▶ What is required: Beginning with the opening line of the entries, return every line through the one containing "from matplotlib.ticker import", both included, and nothing else. Omit pictures.

----- Data for this exercise

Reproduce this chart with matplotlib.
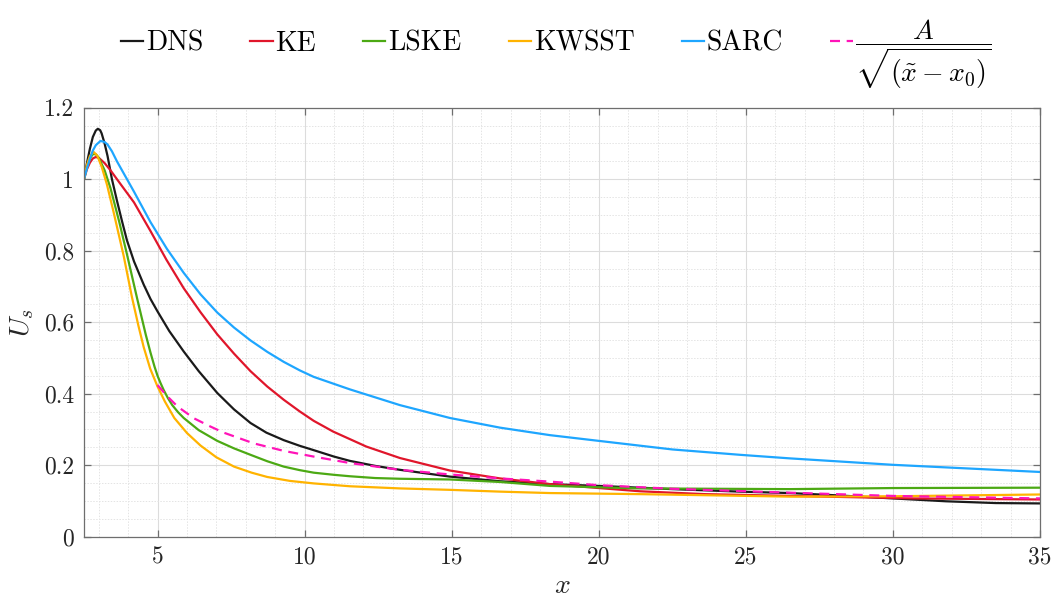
import matplotlib
matplotlib.use("Agg")
import matplotlib.pyplot as plt
from matplotlib.ticker import MultipleLocator, FixedLocator, FixedFormatter

plt.rcParams['font.family'] = 'serif'
plt.rcParams['font.serif'] = ['cmr10', 'DejaVu Serif']
plt.rcParams['mathtext.fontset'] = 'cm'
plt.rcParams['axes.formatter.use_mathtext'] = True

# ---------------- data ----------------
dns_x = [2.5, 2.6, 2.7, 2.8, 2.9, 2.97, 3.05, 3.1, 3.2, 3.3, 3.45, 3.62, 3.8, 3.96, 4.2,
         4.53, 4.76, 5.0, 5.4, 5.89, 6.4, 7.03, 7.6, 8.16, 8.7, 9.29, 9.84, 10.31, 11.0,
         11.54, 12.4, 13.24, 14.94, 16.64, 18.34, 20.0, 22.5, 24.8, 26.5, 28.0, 30.0,
         31.8, 33.5, 35.0]
dns_y = [1.0, 1.045, 1.085, 1.118, 1.136, 1.141, 1.137, 1.128, 1.10, 1.065, 1.0, 0.94,
         0.88, 0.829, 0.77, 0.705, 0.665, 0.63, 0.575, 0.518, 0.463, 0.402, 0.356, 0.318,
         0.291, 0.270, 0.254, 0.242, 0.224, 0.212, 0.198, 0.187, 0.168, 0.155, 0.147,
         0.142, 0.133, 0.126, 0.122, 0.116, 0.107, 0.099, 0.094, 0.093]

ke_x = [2.5, 2.6, 2.7, 2.8, 2.9, 3.0, 3.2, 3.4, 3.62, 4.2, 4.76, 5.3, 5.89, 6.46, 7.03,
        7.6, 8.16, 8.73, 9.29, 9.84, 10.31, 10.97, 12.1, 13.24, 14.94, 16.64, 18.34,
        20.0, 21.4, 23.6, 26.5, 30.7, 35.0]
ke_y = [1.0, 1.028, 1.046, 1.058, 1.062, 1.06, 1.045, 1.025, 1.0, 0.935, 0.855, 0.775,
        0.695, 0.628, 0.566, 0.512, 0.463, 0.420, 0.383, 0.350, 0.324, 0.294, 0.252,
        0.220, 0.185, 0.163, 0.147, 0.136, 0.127, 0.119, 0.114, 0.107, 0.104]

lske_x = [2.5, 2.6, 2.7, 2.8, 2.9, 3.0, 3.2, 3.4, 3.7, 3.96, 4.31, 4.6, 4.76, 4.9, 5.0,
          5.1, 5.21, 5.35, 5.5, 5.7, 5.89, 6.4, 7.03, 7.6, 8.16, 8.73, 9.29, 9.84,
          10.31, 11.0, 11.54, 12.4, 13.24, 14.94, 16.64, 18.34, 21.4, 26.5, 30.0, 35.0]
lske_y = [1.0, 1.035, 1.058, 1.07, 1.07, 1.06, 1.025, 0.975, 0.88, 0.79, 0.665, 0.565,
          0.515, 0.475, 0.45, 0.43, 0.41, 0.388, 0.368, 0.348, 0.332, 0.298, 0.268,
          0.247, 0.229, 0.211, 0.196, 0.186, 0.179, 0.173, 0.169, 0.164, 0.162, 0.160,
          0.153, 0.142, 0.135, 0.133, 0.136, 0.137]

kwsst_x = [2.5, 2.6, 2.7, 2.83, 2.95, 3.1, 3.28, 3.5, 3.85, 4.13, 4.35, 4.53, 4.75, 5.0,
           5.25, 5.57, 6.0, 6.46, 7.0, 7.6, 8.2, 8.73, 9.5, 10.31, 11.54, 13.24, 14.94,
           16.64, 18.34, 21.4, 26.5, 30.0, 35.0]
kwsst_y = [1.0, 1.04, 1.065, 1.076, 1.066, 1.035, 0.985, 0.91, 0.785, 0.67, 0.59, 0.53,
           0.47, 0.42, 0.378, 0.332, 0.29, 0.255, 0.222, 0.196, 0.179, 0.167, 0.156,
           0.149, 0.141, 0.135, 0.131, 0.126, 0.122, 0.119, 0.112, 0.113, 0.118]

sarc_x = [2.5, 2.6, 2.7, 2.8, 2.9, 3.06, 3.2, 3.3, 3.45, 3.62, 4.2, 4.76, 5.32, 5.89,
          6.46, 7.03, 7.6, 8.16, 8.73, 9.29, 9.84, 10.31, 11.54, 13.24, 14.94, 16.64,
          18.34, 20.0, 22.5, 24.8, 26.5, 30.0, 33.0, 35.0]
sarc_y = [1.0, 1.03, 1.057, 1.08, 1.095, 1.107, 1.104, 1.097, 1.078, 1.05, 0.965, 0.88,
          0.805, 0.738, 0.678, 0.627, 0.585, 0.549, 0.517, 0.489, 0.465, 0.447, 0.412,
          0.368, 0.332, 0.305, 0.284, 0.268, 0.244, 0.229, 0.219, 0.201, 0.189, 0.181]

fit_x = [5.0, 5.34, 5.68, 6.24, 6.8, 7.25, 8.27, 9.29, 10.31, 11.54, 13.24, 14.94,
         16.64, 18.34, 20.0, 22.5, 26.5, 30.0, 35.0]
fit_y = [0.424, 0.392, 0.364, 0.331, 0.308, 0.291, 0.261, 0.240, 0.224, 0.206, 0.187,
         0.174, 0.163, 0.154, 0.144, 0.134, 0.123, 0.114, 0.107]

labels = ['DNS', 'KE', 'LSKE', 'KWSST', 'SARC',
          r'$\dfrac{A}{\sqrt{(\tilde{x}-x_0)}}$']
colors = ['#1a1a1a', '#e0162b', '#4ca914', '#ffb300', '#1ea6ff', '#ff14b8']

xticks = [5, 10, 15, 20, 25, 30, 35]
xtick_labels = ['5', '10', '15', '20', '25', '30', '35']
yticks = [0, 0.2, 0.4, 0.6, 0.8, 1.0, 1.2]
ytick_labels = ['0', '0.2', '0.4', '0.6', '0.8', '1', '1.2']

# ---------------- figure ----------------
fig = plt.figure(figsize=(10.54, 6.03), dpi=100)
ax = fig.add_axes([0.0797, 0.110, 0.9070, 0.7114])

series = [(dns_x, dns_y), (ke_x, ke_y), (lske_x, lske_y), (kwsst_x, kwsst_y),
          (sarc_x, sarc_y)]
handles = []
for (sx, sy), c, lab in zip(series, colors[:5], labels[:5]):
    h, = ax.plot(sx, sy, color=c, lw=1.6, label=lab, solid_joinstyle='round')
    handles.append(h)
hf, = ax.plot(fit_x, fit_y, color=colors[5], lw=1.6, dashes=(4.5, 3), label=labels[5])
handles.append(hf)

ax.set_xlim(2.5, 35)
ax.set_ylim(0, 1.2)
ax.xaxis.set_major_locator(FixedLocator(xticks))
ax.xaxis.set_major_formatter(FixedFormatter(xtick_labels))
ax.yaxis.set_major_locator(FixedLocator(yticks))
ax.yaxis.set_major_formatter(FixedFormatter(ytick_labels))
ax.xaxis.set_minor_locator(MultipleLocator(1))
ax.yaxis.set_minor_locator(MultipleLocator(0.05))

ax.grid(which='major', color='#dcdcdc', lw=0.8, ls='-')
ax.grid(which='minor', color='#e4e4e4', lw=0.7, ls=(0, (1.5, 1.5)))
ax.set_axisbelow(True)

for s in ax.spines.values():
    s.set_color('#6e6e6e')
    s.set_linewidth(0.9)
ax.tick_params(which='major', direction='in', top=True, right=True, length=5,
               width=0.9, color='#6e6e6e', labelsize=17, labelcolor='#262626', pad=7)
ax.tick_params(which='minor', length=0, top=True, right=True)

ax.set_xlabel(r'$x$', fontsize=20, color='#262626', labelpad=3)
ax.set_ylabel(r'$U_s$', fontsize=20, color='#262626', labelpad=6)

fig.legend(handles=handles, labels=labels, loc='center', bbox_to_anchor=(0.528, 0.91),
           ncol=6, frameon=False, fontsize=20, handlelength=0.8, handletextpad=0.1,
           columnspacing=1.7)

fig.savefig('out.png', dpi=100)
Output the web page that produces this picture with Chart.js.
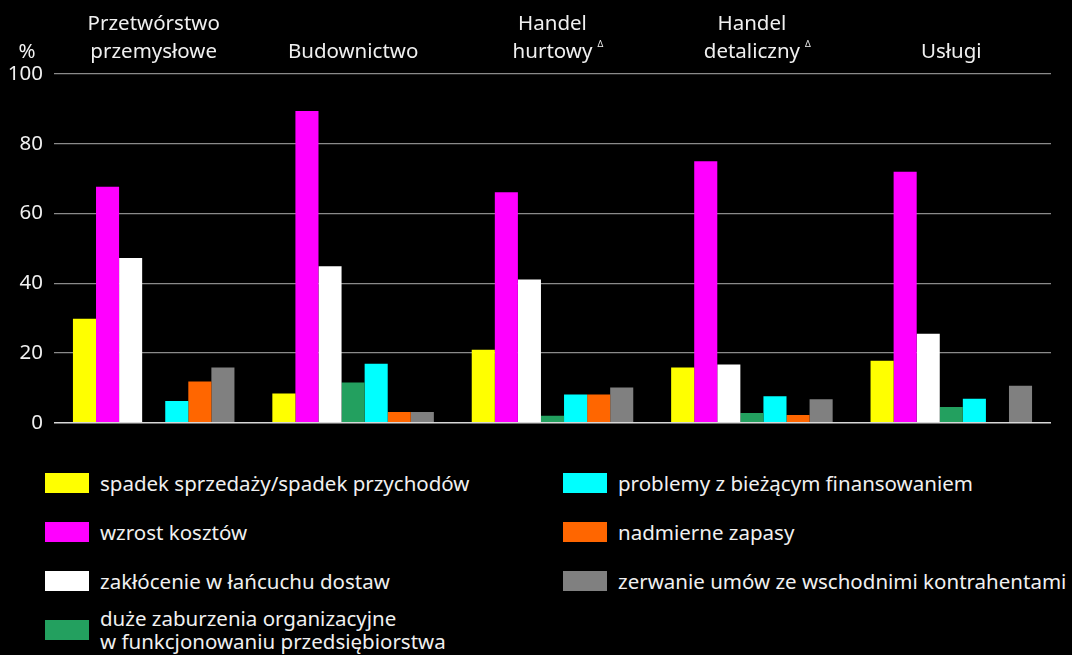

----------

▶ Answer to the task:
Reproduce this chart with matplotlib.
import matplotlib
matplotlib.use("Agg")
import matplotlib.pyplot as plt
from matplotlib.ticker import MultipleLocator, FixedLocator, FixedFormatter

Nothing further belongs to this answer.